Emma Watson, a la izquierda, junto a las protagonistas de «Mujercitas» (2019). © Columbia Pictures

Aunque puestos a emparentar la decisión de Adèle Haenel con la de otra actriz contemporánea, quizá la que mejor encaje en el perfil sea Emma Watson, también parisina aunque británica de nacionalidad, y con la que apenas se lleva un año. Watson, que desde los nueve años encarnó a la famosa Hermione Granger en la saga de ocho películas —ocho— de Harry Potter, no ha llegado a apartarse del todo de los focos, pero sus apariciones en el cine han sido pocas en la última década, la última de ellas en la magnífica versión de Mujercitas de Greta Gerwig. Además de estudiar literatura inglesa, la joven actriz empezó a ser el rostro para grandes marcas de moda y luego se ha ido poniendo al frente de varios proyectos de sostenibilidad, justicia social y feminismo. Un nivel de conciencia y compromiso muy por encima de la media en una industria aparentemente tan superficial como la del cine, cuyas integrantes no obstante demuestran, de vez en cuando, que no solo tienen los pies en el suelo sino que pretenden conservar la cabeza bien alta, junto a la de muchas mujeres y sectores sociales vulnerables, en un sistema donde la imagen lo es todo y al mismo tiempo acaba vaciada de significado. Adèle Haenel lo ha vivido de cerca, y no parece dispuesta a seguirle la corriente a quienes mueven los hilos de semejante entramado.

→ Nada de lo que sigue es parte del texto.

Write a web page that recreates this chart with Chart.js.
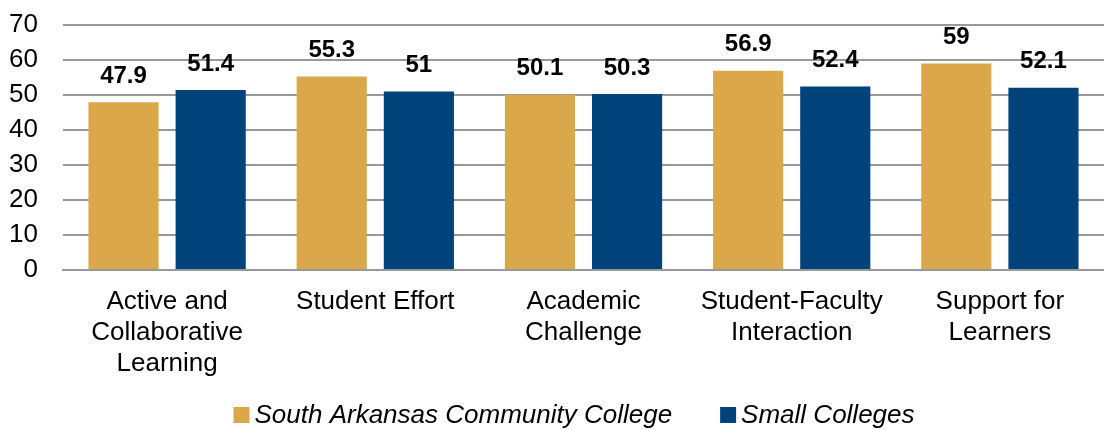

En su entrevista de despedida, la actriz francesa cita a Foucault y la jerarquía de los relatos para hablar de la necesidad de cambiar la manera de mirar el mundo —¿la pantalla?— y las relaciones de poder, así como de reescribir la historia y las historias: «Lo que quiero decir, sobre todo, es que su forma de hacer cine es solo una forma de hacer cine». A partir de ahora, si quieren seguir haciéndolo así, no cuenten con Adèle Haenel.